__Directions__
Produce an exact transcription of the listing below, omitting the pictures.

__Provided data__
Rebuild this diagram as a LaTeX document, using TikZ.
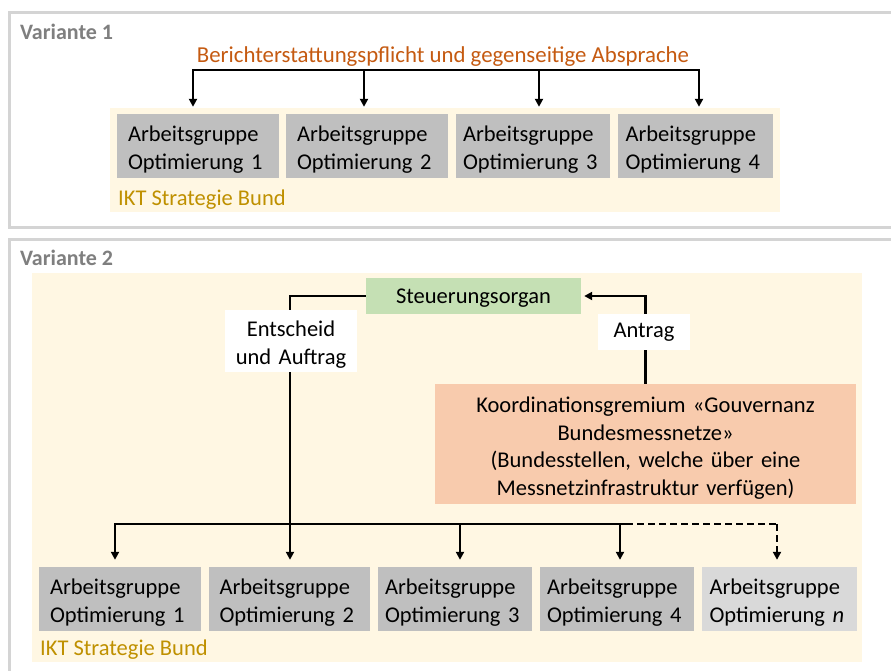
\documentclass[tikz,border=0pt]{standalone}
\usepackage{fontspec}
\setmainfont{Carlito}
\usetikzlibrary{arrows.meta}
\definecolor{framegray}{HTML}{D4D4D4}
\definecolor{vargray}{HTML}{7F7F7F}
\definecolor{orangetxt}{HTML}{C55A11}
\definecolor{goldtxt}{HTML}{BF9000}
\definecolor{cream}{HTML}{FFF7E3}
\definecolor{agray}{HTML}{BFBFBF}
\definecolor{alight}{HTML}{D9D9D9}
\definecolor{steugreen}{HTML}{C5E0B4}
\definecolor{koordsalmon}{HTML}{F8CBAD}
\begin{document}
\begin{tikzpicture}[x=1pt,y=-1pt,
  txt/.style={font=\fontsize{22.5}{28}\selectfont},
  agbox/.style={txt, fill=agray, inner xsep=#1, inner ysep=0pt, minimum height=64pt, text width=140pt, align=left,
                execute at begin node={\rule{0pt}{22pt}}},
  lightbox/.style={agbox=#1, fill=alight},
  frame/.style={draw=framegray, line width=3pt},
  creambg/.style={fill=cream},
  lw/.style={line width=2.4pt, line cap=rect},
  conn/.style={line width=2.4pt, -{Triangle[length=8pt,width=8pt]}},
  varlabel/.style={font=\fontsize{22}{26}\selectfont\bfseries, text=vargray, anchor=west, inner sep=0pt},
  iktlabel/.style={txt, text=goldtxt, anchor=west, inner sep=0pt},
  whitelabel/.style={txt, fill=white, align=center, inner sep=0pt}
]
\useasboundingbox (0,0) rectangle (891,671);
\clip (0,0) rectangle (891,671);
\fill[white] (0,0) rectangle (891,671);

% ---------- Variante 1 ----------
\draw[frame] (9.5,13) rectangle (905,227.5);
\node[varlabel] (v1) at (20,32) {Variante 1};
\node[txt, text=orangetxt, inner sep=0pt, font=\fontsize{22.8}{28}\selectfont] (title) at (443,57) {Berichterstattungspflicht und gegenseitige Absprache};
\fill[creambg] (110,108) rectangle (780,212);

\node[agbox=11pt] (a1) at (198,146) {Arbeitsgruppe\\Optimierung 1};
\node[agbox=11pt] (a2) at (367,146) {Arbeitsgruppe\\Optimierung 2};
\node[agbox=7pt] (a3) at (533,146) {Arbeitsgruppe\\Optimierung 3};
\node[agbox=7.5pt] (a4) at (695.5,146) {Arbeitsgruppe\\Optimierung 4};
\node[iktlabel] (ikt1) at (118,200) {IKT Strategie Bund};

\coordinate (t1) at (193,70);
\coordinate (t2) at (364,70);
\coordinate (t3) at (539,70);
\coordinate (t4) at (699,70);
\draw[lw] (t1) -- (t4);
\draw[conn, shorten >=7pt] (t1) -- (t1 |- a1.north);
\draw[conn, shorten >=7pt] (t2) -- (t2 |- a2.north);
\draw[conn, shorten >=7pt] (t3) -- (t3 |- a3.north);
\draw[conn, shorten >=7pt] (t4) -- (t4 |- a4.north);

% ---------- Variante 2 ----------
\draw[frame] (9.5,239.5) rectangle (905,690);
\node[varlabel] (v2) at (20,258) {Variante 2};
\fill[creambg] (32,273) rectangle (862,662);

\node[txt, fill=steugreen, minimum width=215pt, minimum height=36pt, inner sep=0pt, text depth=0pt] (steuer) at (473.5,296) {Steuerungsorgan};
\node[txt, fill=koordsalmon, text width=421pt, minimum height=120pt, inner sep=0pt, align=center,
      font=\fontsize{22.5}{27.5}\selectfont, execute at begin node={\rule{0pt}{23.5pt}}] (koord) at (645.5,444)
  {Koordinationsgremium «Gouvernanz\\Bundesmessnetze»\\(Bundesstellen, welche über eine\\Messnetzinfrastruktur verfügen)};

\node[agbox=11pt] (c1) at (120,599) {Arbeitsgruppe\\Optimierung 1};
\node[agbox=10.5pt] (c2) at (289.5,599) {Arbeitsgruppe\\Optimierung 2};
\node[agbox=7pt] (c3) at (455,599) {Arbeitsgruppe\\Optimierung 3};
\node[agbox=7pt] (c4) at (617,599) {Arbeitsgruppe\\Optimierung 4};
\node[lightbox=7.5pt] (c5) at (779.5,599) {Arbeitsgruppe\\Optimierung \textit{n}};
\node[iktlabel] (ikt2) at (40,650) {IKT Strategie Bund};

\coordinate (b1) at (115,524);
\coordinate (b2) at (290,524);
\coordinate (b3) at (460,524);
\coordinate (b4) at (620,524);
\coordinate (bm) at (626,524);
\coordinate (b5) at (777,524);

\draw[lw] (b1) -- (bm);
\draw[line width=2.4pt, dash pattern=on 7pt off 4pt] (bm) -- (b5);
\draw[conn, shorten >=7pt] (steuer.west) -| (b2 |- c2.north);
\draw[conn, shorten >=7pt] (b1) -- (b1 |- c1.north);
\draw[conn, shorten >=7pt] (b3) -- (b3 |- c3.north);
\draw[conn, shorten >=7pt] (b4) -- (b4 |- c4.north);
\draw[conn, shorten >=7pt, dash pattern=on 7pt off 4pt] (b5) -- (b5 |- c5.north);
\draw[conn, shorten >=3pt] (koord.north) |- (steuer.east);

\node[whitelabel, text width=132pt, minimum height=62pt, execute at begin node={\rule{0pt}{22pt}}] (entsch) at (291,341) {Entscheid\\und Auftrag};
\node[whitelabel, minimum width=92pt, minimum height=36pt] (antrag) at (644,332) {Antrag};
\end{tikzpicture}
\end{document}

__Complete response__
Rebuild this diagram as a LaTeX document, using TikZ.
\documentclass[tikz,border=0pt]{standalone}
\usepackage{fontspec}
\setmainfont{Carlito}
\usetikzlibrary{arrows.meta}
\definecolor{framegray}{HTML}{D4D4D4}
\definecolor{vargray}{HTML}{7F7F7F}
\definecolor{orangetxt}{HTML}{C55A11}
\definecolor{goldtxt}{HTML}{BF9000}
\definecolor{cream}{HTML}{FFF7E3}
\definecolor{agray}{HTML}{BFBFBF}
\definecolor{alight}{HTML}{D9D9D9}
\definecolor{steugreen}{HTML}{C5E0B4}
\definecolor{koordsalmon}{HTML}{F8CBAD}
\begin{document}
\begin{tikzpicture}[x=1pt,y=-1pt,
  txt/.style={font=\fontsize{22.5}{28}\selectfont},
  agbox/.style={txt, fill=agray, inner xsep=#1, inner ysep=0pt, minimum height=64pt, text width=140pt, align=left,
                execute at begin node={\rule{0pt}{22pt}}},
  lightbox/.style={agbox=#1, fill=alight},
  frame/.style={draw=framegray, line width=3pt},
  creambg/.style={fill=cream},
  lw/.style={line width=2.4pt, line cap=rect},
  conn/.style={line width=2.4pt, -{Triangle[length=8pt,width=8pt]}},
  varlabel/.style={font=\fontsize{22}{26}\selectfont\bfseries, text=vargray, anchor=west, inner sep=0pt},
  iktlabel/.style={txt, text=goldtxt, anchor=west, inner sep=0pt},
  whitelabel/.style={txt, fill=white, align=center, inner sep=0pt}
]
\useasboundingbox (0,0) rectangle (891,671);
\clip (0,0) rectangle (891,671);
\fill[white] (0,0) rectangle (891,671);

% ---------- Variante 1 ----------
\draw[frame] (9.5,13) rectangle (905,227.5);
\node[varlabel] (v1) at (20,32) {Variante 1};
\node[txt, text=orangetxt, inner sep=0pt, font=\fontsize{22.8}{28}\selectfont] (title) at (443,57) {Berichterstattungspflicht und gegenseitige Absprache};
\fill[creambg] (110,108) rectangle (780,212);

\node[agbox=11pt] (a1) at (198,146) {Arbeitsgruppe\\Optimierung 1};
\node[agbox=11pt] (a2) at (367,146) {Arbeitsgruppe\\Optimierung 2};
\node[agbox=7pt] (a3) at (533,146) {Arbeitsgruppe\\Optimierung 3};
\node[agbox=7.5pt] (a4) at (695.5,146) {Arbeitsgruppe\\Optimierung 4};
\node[iktlabel] (ikt1) at (118,200) {IKT Strategie Bund};

\coordinate (t1) at (193,70);
\coordinate (t2) at (364,70);
\coordinate (t3) at (539,70);
\coordinate (t4) at (699,70);
\draw[lw] (t1) -- (t4);
\draw[conn, shorten >=7pt] (t1) -- (t1 |- a1.north);
\draw[conn, shorten >=7pt] (t2) -- (t2 |- a2.north);
\draw[conn, shorten >=7pt] (t3) -- (t3 |- a3.north);
\draw[conn, shorten >=7pt] (t4) -- (t4 |- a4.north);

% ---------- Variante 2 ----------
\draw[frame] (9.5,239.5) rectangle (905,690);
\node[varlabel] (v2) at (20,258) {Variante 2};
\fill[creambg] (32,273) rectangle (862,662);

\node[txt, fill=steugreen, minimum width=215pt, minimum height=36pt, inner sep=0pt, text depth=0pt] (steuer) at (473.5,296) {Steuerungsorgan};
\node[txt, fill=koordsalmon, text width=421pt, minimum height=120pt, inner sep=0pt, align=center,
      font=\fontsize{22.5}{27.5}\selectfont, execute at begin node={\rule{0pt}{23.5pt}}] (koord) at (645.5,444)
  {Koordinationsgremium «Gouvernanz\\Bundesmessnetze»\\(Bundesstellen, welche über eine\\Messnetzinfrastruktur verfügen)};

\node[agbox=11pt] (c1) at (120,599) {Arbeitsgruppe\\Optimierung 1};
\node[agbox=10.5pt] (c2) at (289.5,599) {Arbeitsgruppe\\Optimierung 2};
\node[agbox=7pt] (c3) at (455,599) {Arbeitsgruppe\\Optimierung 3};
\node[agbox=7pt] (c4) at (617,599) {Arbeitsgruppe\\Optimierung 4};
\node[lightbox=7.5pt] (c5) at (779.5,599) {Arbeitsgruppe\\Optimierung \textit{n}};
\node[iktlabel] (ikt2) at (40,650) {IKT Strategie Bund};

\coordinate (b1) at (115,524);
\coordinate (b2) at (290,524);
\coordinate (b3) at (460,524);
\coordinate (b4) at (620,524);
\coordinate (bm) at (626,524);
\coordinate (b5) at (777,524);

\draw[lw] (b1) -- (bm);
\draw[line width=2.4pt, dash pattern=on 7pt off 4pt] (bm) -- (b5);
\draw[conn, shorten >=7pt] (steuer.west) -| (b2 |- c2.north);
\draw[conn, shorten >=7pt] (b1) -- (b1 |- c1.north);
\draw[conn, shorten >=7pt] (b3) -- (b3 |- c3.north);
\draw[conn, shorten >=7pt] (b4) -- (b4 |- c4.north);
\draw[conn, shorten >=7pt, dash pattern=on 7pt off 4pt] (b5) -- (b5 |- c5.north);
\draw[conn, shorten >=3pt] (koord.north) |- (steuer.east);

\node[whitelabel, text width=132pt, minimum height=62pt, execute at begin node={\rule{0pt}{22pt}}] (entsch) at (291,341) {Entscheid\\und Auftrag};
\node[whitelabel, minimum width=92pt, minimum height=36pt] (antrag) at (644,332) {Antrag};
\end{tikzpicture}
\end{document}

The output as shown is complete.